• _DIRECTION_
Find the lines containing "matplotlib" and say how many there are, with no other words.

• _GIVEN INFORMATION_
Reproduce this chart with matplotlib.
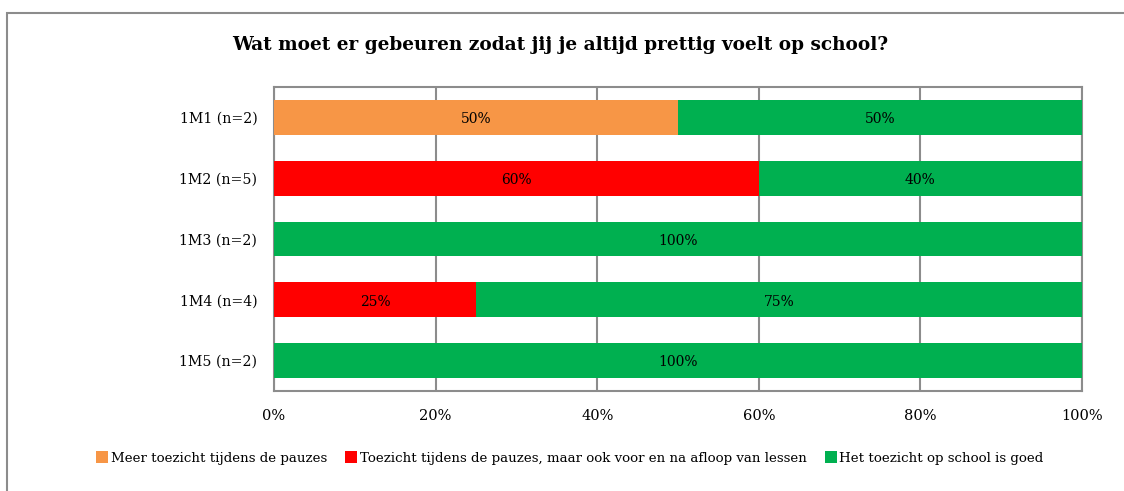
import matplotlib
matplotlib.use("Agg")
import matplotlib.pyplot as plt
from matplotlib.patches import Rectangle, Patch
import numpy as np

categories = ["1M1 (n=2)", "1M2 (n=5)", "1M3 (n=2)", "1M4 (n=4)", "1M5 (n=2)"]
series_names = ["Meer toezicht tijdens de pauzes",
                "Toezicht tijdens de pauzes, maar ook voor en na afloop van lessen",
                "Het toezicht op school is goed"]
meer = [50, 0, 0, 0, 0]
toezicht = [0, 60, 0, 25, 0]
goed = [50, 40, 100, 75, 100]
xticks = [0, 20, 40, 60, 80, 100]
xtick_labels = ["0%", "20%", "40%", "60%", "80%", "100%"]
colors = ["#F79646", "#FF0000", "#00B050"]
title = "Wat moet er gebeuren zodat jij je altijd prettig voelt op school?"

plt.rcParams['font.family'] = ['DejaVu Serif']

W, H = 1124, 491
fig = plt.figure(figsize=(W/100, H/100), dpi=100)
ax = fig.add_axes([274/W, 1-391/H, (1082-274)/W, (391-87)/H])

y = np.arange(len(categories))
left = np.zeros(len(categories))
for vals, col, name in zip([meer, toezicht, goed], colors, series_names):
    vals = np.array(vals, dtype=float)
    ax.barh(y, vals, left=left, height=0.57, color=col, label=name, zorder=3)
    for yi, (l, v) in enumerate(zip(left, vals)):
        if v > 0:
            ax.text(l + v/2, yi + 0.03, f"{int(v)}%", ha='center', va='center', fontsize=10, color='black', zorder=4)
    left += vals

ax.set_xlim(0, 100)
ax.set_ylim(len(categories)-0.5, -0.5)
ax.set_yticks(y)
ax.set_yticklabels(categories, fontsize=10.2)
ax.set_xticks(xticks)
ax.set_xticklabels(xtick_labels, fontsize=10.5)
ax.tick_params(axis='both', length=0)
ax.tick_params(axis='y', pad=12)
ax.tick_params(axis='x', pad=13)
ax.grid(axis='x', color='#8c8c8c', linewidth=1.5, zorder=0)
for s in ax.spines.values():
    s.set_color('#8c8c8c')
    s.set_linewidth(1.5)

fig.text(560/W, 1-45/H, title, ha='center', va='center', fontsize=13.3, fontweight='bold')

handles = [Patch(facecolor=c, edgecolor='none') for c in colors]
fig.legend(handles, series_names, loc='center', bbox_to_anchor=(570/W, 1-458/H), ncol=3,
           frameon=False, fontsize=9.6, handlelength=0.9, handleheight=0.9,
           handletextpad=0.2, columnspacing=1.35)

fig.patches.append(Rectangle((7/W, -0.05), 1.1, 1-13/H+0.05, transform=fig.transFigure,
                             fill=False, edgecolor='#8c8c8c', linewidth=1.5))

fig.savefig("out.png", dpi=100)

• _REPLY_
5